Rilevava José-Miguel Ullán (poeta di importanza capitale nel secondo Novecento spagnolo, e assai diverso da García Valdés, se non per l’interesse comune per le arti visive) che di García Valdés si potrebbe dire quello che lei stesso ha scritto di Patti Smith: “la sua voce nasce dalle viscere e brucia in gola”. Nessun maledettismo, tuttavia, e nessun misticismo d’accatto: è vero che il titolo del libro, Confida nella grazia, è una sorta di mantra ripetuto in vari testi del libro, ma – pur essendo certamente accattivante e al tempo stesso insidioso – non è paragonabile alla melassa che potrebbe sortire dal medesimo titolo in un libro di poesia italiana contemporanea.

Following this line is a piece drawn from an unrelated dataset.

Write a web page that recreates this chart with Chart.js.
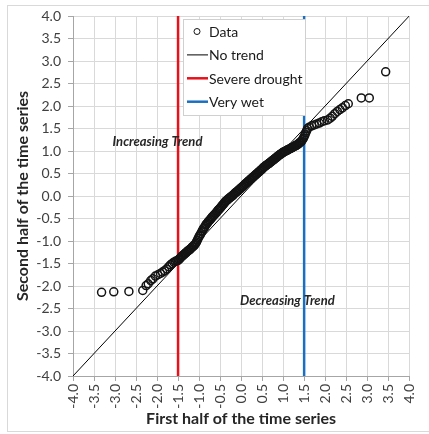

García Valdés, che ha dedicato un saggio a Teresa di Lisieux nel 2001 e mostra, in questo libro, una frequentazione profonda di un “mistico non-mistico” come Edmond Jabés («il silenzio ci rende informi, ci rende / in forma di nube o in forma di lago, dice / Guirao e cita Jabés…»), conosce bene la mistica e i suoi segreti più reconditi e sorprendenti e, proprio per questo, confida spesso in una grazia più laica e diffusa di quella cristiana (lo si nota bene nel titolo di una delle sezioni più intense e, per chi scrive, impressionanti: «che ridere ero (sacramentale laico)».

A tratti, tuttavia, si sente “troppa grazia” – si potrebbe forse ironizzare, raccogliendo una suggestione di Laura Pugno: “Ogni testo di questa raccolta inizia e finisce, ma è come se non iniziasse e non finisse, si genera in un flusso continuo che può sempre dar luogo ad altra poesia”. Se è certamente vero che il libro avrebbe potuto essere scorciato e reso, così, più compatto e incisivo, ciò non deve dare adito al sospetto – schivato anche da Pugno – che la scrittura poetica di García Valdés sia in qualche modo automatica (molti passaggi sono certamente legati a matrici surrealiste, ma queste ultime vanno ben oltre l’automatismo), o comunque infinitamente replicabile, perché, ad esempio, cristallizzata in alcuni, determinati stilemi.

Il segreto di questa sorgente continua – di questa “grazia”, appunto – sta in uno dei testi conclusivi, in alcuni versi, che conviene riportare pedissequamente: «ci sono colori che riempiono gli occhi, sono l’allegria / […] sono / l’allegria – non è allegria la mistica? – forse un’altra / allegria più assorta – non era / in cucina? – certo che lo era // – e tutto ciò apparteneva al presente? – a un presente / che non finisce e non esiste, non è una cosa  anche se / si costruisce, subito passa e resta lì / invisibile, ma è reale e indica o annuncia / quanto accade nel giorno». Allo stesso modo, la poesia di García Valdés, che è restata a lungo invisibile in Spagna e, di riflesso, anche in Italia: è una poesia reale, concretissima, e indica o annuncia quanto accade nel giorno, sempre più breve, della poesia.